GBS infection in neonates is well recognized; both the ACOG and AAFP have issued guidelines to screen women for GBS during the 35-37 th week of pregnancy; those with GBS in the genital tract are prophylaxed with Penicillin to prevent intrapartum infection of the newborn. There are, however, no guidelines addressing prophylaxis for the pregnant female during these procedures. There are also no guidelines for patients undergoing obstetrical procedures prior to the 35 th week of pregnancy.

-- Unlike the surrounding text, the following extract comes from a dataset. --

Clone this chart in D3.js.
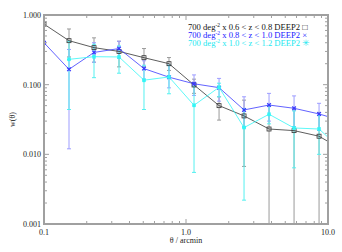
<!DOCTYPE html>
<html>
<head>
<meta charset="utf-8">
<script src="https://cdn.jsdelivr.net/npm/d3@7"></script>
<style>
  body { margin: 0; background: #fff; }
  text { font-family: "Liberation Serif", "DejaVu Serif", serif; }
</style>
</head>
<body>
<script>
// theta bins in arcmin (last one falls just outside the frame)
var theta = [0.1, 0.15, 0.225, 0.3375, 0.506, 0.759, 1.139, 1.709, 2.563, 3.844, 5.767, 8.65, 12.97];

// w(theta) per sample
var wLow  = [0.74, 0.428, 0.34, 0.30, 0.244, 0.20, 0.099, 0.050, 0.0356, 0.0231, 0.0219, 0.0182, 0.0112];
var wMid  = [0.40, 0.166, 0.29, 0.33, 0.17, 0.128, 0.103, 0.0906, 0.0434, 0.051, 0.0458, 0.038, 0.0297];
var wHigh = [null, 0.231, 0.252, 0.25, 0.116, 0.129, 0.0506, 0.0917, 0.0242, 0.0376, 0.0239, 0.0231, 0.0108];

// error bar ends (lower, upper)
var loLow  = [null, 0.25, 0.21, 0.18, 0.18, 0.16, 0.075, 0.031, 0.0067, 0.0005, 0.0005, 0.0005, null];
var hiLow  = [null, 0.63, 0.47, 0.42, 0.33, 0.245, 0.12, 0.067, 0.06, 0.05, 0.045, 0.04, null];
var loMid  = [null, 0.012, 0.21, 0.24, 0.12, 0.09, 0.07, 0.058, 0.025, 0.03, 0.025, 0.022, null];
var hiMid  = [null, 0.32, 0.40, 0.42, 0.22, 0.19, 0.138, 0.123, 0.067, 0.075, 0.069, 0.054, null];
var loHigh = [null, 0.044, 0.126, 0.146, 0.044, 0.074, 0.0055, 0.067, 0.0022, 0.0274, 0.0064, 0.010, null];
var hiHigh = [null, 0.42, 0.38, 0.36, 0.19, 0.19, 0.095, 0.105, 0.045, 0.05, 0.042, 0.036, null];

var legendLabels = ["0.6 < z < 0.8 DEEP2 \u25A1", "0.8 < z < 1.0 DEEP2 \u00D7", "1.0 < z < 1.2 DEEP2 \u2733"];
var yTickLabels = ["0.001", "0.010", "0.100", "1.000"];
var xTickLabels = ["0.1", "1.0", "10.0"];

var W = 342, H = 252;
var pLeft = 44, pRight = 328, pTop = 15, pBottom = 224;

var x = d3.scaleLog().domain([0.1, 10]).range([pLeft, pRight]);
var y = d3.scaleLog().domain([0.001, 1]).range([pBottom, pTop]);

var svg = d3.select("body").append("svg")
    .attr("width", W)
    .attr("height", H);

svg.append("clipPath").attr("id", "plotclip")
  .append("rect")
    .attr("x", pLeft).attr("y", pTop)
    .attr("width", pRight - pLeft).attr("height", pBottom - pTop);

var series = [
  {w: wLow,  lo: loLow,  hi: hiLow,  line: "#333333", err: "#9a9a9a", mark: "square"},
  {w: wMid,  lo: loMid,  hi: hiMid,  line: "#3a3aff", err: "#9d9dff", mark: "cross"},
  {w: wHigh, lo: loHigh, hi: hiHigh, line: "#33f6f6", err: "#55f0f0", mark: "star"}
];

var plot = svg.append("g").attr("clip-path", "url(#plotclip)");

// error bars first
series.forEach(function(s){
  var pts = theta.map(function(t, i){ return {t: t, lo: s.lo[i], hi: s.hi[i]}; })
    .filter(function(d){ return d.lo != null; });
  var g = plot.append("g").attr("stroke", s.err).attr("stroke-width", 1);
  g.selectAll(".eb").data(pts).enter().append("line")
    .attr("x1", function(d){ return x(d.t); })
    .attr("x2", function(d){ return x(d.t); })
    .attr("y1", function(d){ return y(d.lo); })
    .attr("y2", function(d){ return y(d.hi); });
  g.selectAll(".capHi").data(pts).enter().append("line")
    .attr("x1", function(d){ return x(d.t) - 2; })
    .attr("x2", function(d){ return x(d.t) + 2; })
    .attr("y1", function(d){ return y(d.hi); })
    .attr("y2", function(d){ return y(d.hi); });
  g.selectAll(".capLo").data(pts.filter(function(d){ return d.lo > 0.001; })).enter().append("line")
    .attr("x1", function(d){ return x(d.t) - 2; })
    .attr("x2", function(d){ return x(d.t) + 2; })
    .attr("y1", function(d){ return y(d.lo); })
    .attr("y2", function(d){ return y(d.lo); });
});

// lines and markers
series.forEach(function(s){
  var pts = theta.map(function(t, i){ return {t: t, w: s.w[i]}; })
    .filter(function(d){ return d.w != null; });
  var line = d3.line()
    .x(function(d){ return x(d.t); })
    .y(function(d){ return y(d.w); });
  plot.append("path")
    .datum(pts)
    .attr("d", line)
    .attr("fill", "none")
    .attr("stroke", s.line)
    .attr("stroke-width", 0.8);

  var m = plot.append("g").attr("stroke", s.line).attr("fill", "none").attr("stroke-width", 0.8);
  pts.forEach(function(d){
    var px = x(d.t), py = y(d.w);
    if (s.mark == "square") {
      m.append("rect").attr("x", px - 2).attr("y", py - 2).attr("width", 4).attr("height", 4);
    } else if (s.mark == "cross") {
      m.append("path").attr("d", "M" + (px-1.8) + "," + (py-1.8) + "L" + (px+1.8) + "," + (py+1.8) +
        "M" + (px-1.8) + "," + (py+1.8) + "L" + (px+1.8) + "," + (py-1.8)).attr("stroke-width", 1.3);
    } else {
      m.append("path").attr("d", "M" + (px-1.6) + "," + (py-1.6) + "L" + (px+1.6) + "," + (py+1.6) +
        "M" + (px-1.6) + "," + (py+1.6) + "L" + (px+1.6) + "," + (py-1.6) +
        "M" + px + "," + (py-2) + "L" + px + "," + (py+2) +
        "M" + (px-2) + "," + py + "L" + (px+2) + "," + py).attr("stroke-width", 1.1);
    }
  });
});

// frame and ticks
var frameColor = "#a0a0a0";
var xt = x.ticks(), yt = y.ticks();
function isMajor(v){ return Math.abs(Math.log10(v) - Math.round(Math.log10(v))) < 1e-6; }

var axes = svg.append("g").attr("stroke", frameColor).attr("stroke-width", 1);
xt.forEach(function(v){
  var len = isMajor(v) ? 5 : 3;
  axes.append("line").attr("x1", x(v)).attr("x2", x(v)).attr("y1", pBottom).attr("y2", pBottom - len);
  axes.append("line").attr("x1", x(v)).attr("x2", x(v)).attr("y1", pTop).attr("y2", pTop + len);
});
yt.forEach(function(v){
  var len = isMajor(v) ? 5 : 3;
  axes.append("line").attr("y1", y(v)).attr("y2", y(v)).attr("x1", pLeft).attr("x2", pLeft + len);
  axes.append("line").attr("y1", y(v)).attr("y2", y(v)).attr("x1", pRight).attr("x2", pRight - len);
});
svg.append("rect")
  .attr("x", pLeft).attr("y", pTop)
  .attr("width", pRight - pLeft).attr("height", pBottom - pTop)
  .attr("fill", "none").attr("stroke", frameColor).attr("stroke-width", 2);

// tick labels
var yMajors = yt.filter(isMajor);
svg.selectAll(".ylab").data(yMajors).enter().append("text")
  .attr("x", pLeft - 3)
  .attr("y", function(d){ return y(d) + 3; })
  .attr("text-anchor", "end")
  .attr("font-size", 8)
  .attr("fill", "#222")
  .text(function(d, i){ return yTickLabels[i]; });

var xMajors = xt.filter(isMajor);
svg.selectAll(".xlab").data(xMajors).enter().append("text")
  .attr("x", function(d){ return x(d); })
  .attr("y", pBottom + 11)
  .attr("text-anchor", "middle")
  .attr("font-size", 8)
  .attr("fill", "#222")
  .text(function(d, i){ return xTickLabels[i]; });

// axis titles
svg.append("text")
  .attr("x", (pLeft + pRight) / 2)
  .attr("y", pBottom + 19)
  .attr("text-anchor", "middle")
  .attr("font-size", 8)
  .attr("fill", "#222")
  .text("\u03B8 / arcmin");

svg.append("text")
  .attr("transform", "translate(15," + ((pTop + pBottom) / 2) + ") rotate(-90)")
  .attr("text-anchor", "middle")
  .attr("font-size", 8)
  .attr("fill", "#222")
  .text("w(\u03B8)");

// legend
var legColors = ["#111111", "#2020ff", "#22e8f0"];
var leg = svg.selectAll(".leg").data(legendLabels).enter().append("text")
  .attr("x", 188)
  .attr("y", function(d, i){ return 30 + i * 8; })
  .attr("font-size", 8.6)
  .attr("fill", function(d, i){ return legColors[i]; });
leg.append("tspan").text("700 deg");
leg.append("tspan").attr("dy", -3).attr("font-size", 5.5).text("-2");
leg.append("tspan").attr("dy", 3).text(function(d){ return " x " + d; });
</script>
</body>
</html>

In the 11 case reports of Group B Streptococcus since 1985 associated with obstetrical and gynecological procedures, Crespo and colleagues found that 36% had pre-existing valvular heart disease. The precipitating event in 5 of 11 was an elective abortion. However, only one of these cases involved the mitral valve. In all cases (6) in which there was no underlying valvular disease, the tricuspid valve was involved. The aortic valve was involved in the remaining case, however, this patient had a prosthetic aortic valve. In light of this study, our index patient is unusual in that the mitral valve was involved in a patient with no predisposing valvular abnormality.
From 1988-1998, Sambola and colleges estimated the annual prevalence of Group B Streptococcus endocarditis from any cause as 1.3 cases per 1,000,000. Out of 1771 cases of endocarditis in 4 Spanish hospitals from 1975-1998; they found 30 cases of GBS endocarditis. In their study, only 1 out of 30 cases was precipitated by an abortion. 3 Even when endocarditis does occur following an abortion, the usual causative organisms are enterococci and Gram negative bacilli.
Though rare, GBS endocarditis is exceedingly aggressive, carrying a mortality rate as high as 40%, a percentage as high as that seen in staphylococcal endocarditis. In patients with prosthetic valves, the mortality rate approaches 100%. 5 6 GBS endocarditis more often affects left sided valves. Disease in left sided valves tends to lead to more extensive valve destruction. Therefore, early medical therapy is imperative. GBS has an MIC
While Group B Streptococcus infection in the adult is rare, it can be severe and can have long lasting sequelae. This case highlights the damaging effects of Group B Streptococcus on the adult mitral valve—severe mitral regurgitation and pulmonary hypertension that necessitated valve replacement in a 20 year old female. A high index of suspicion is therefore necessary to make the diagnosis.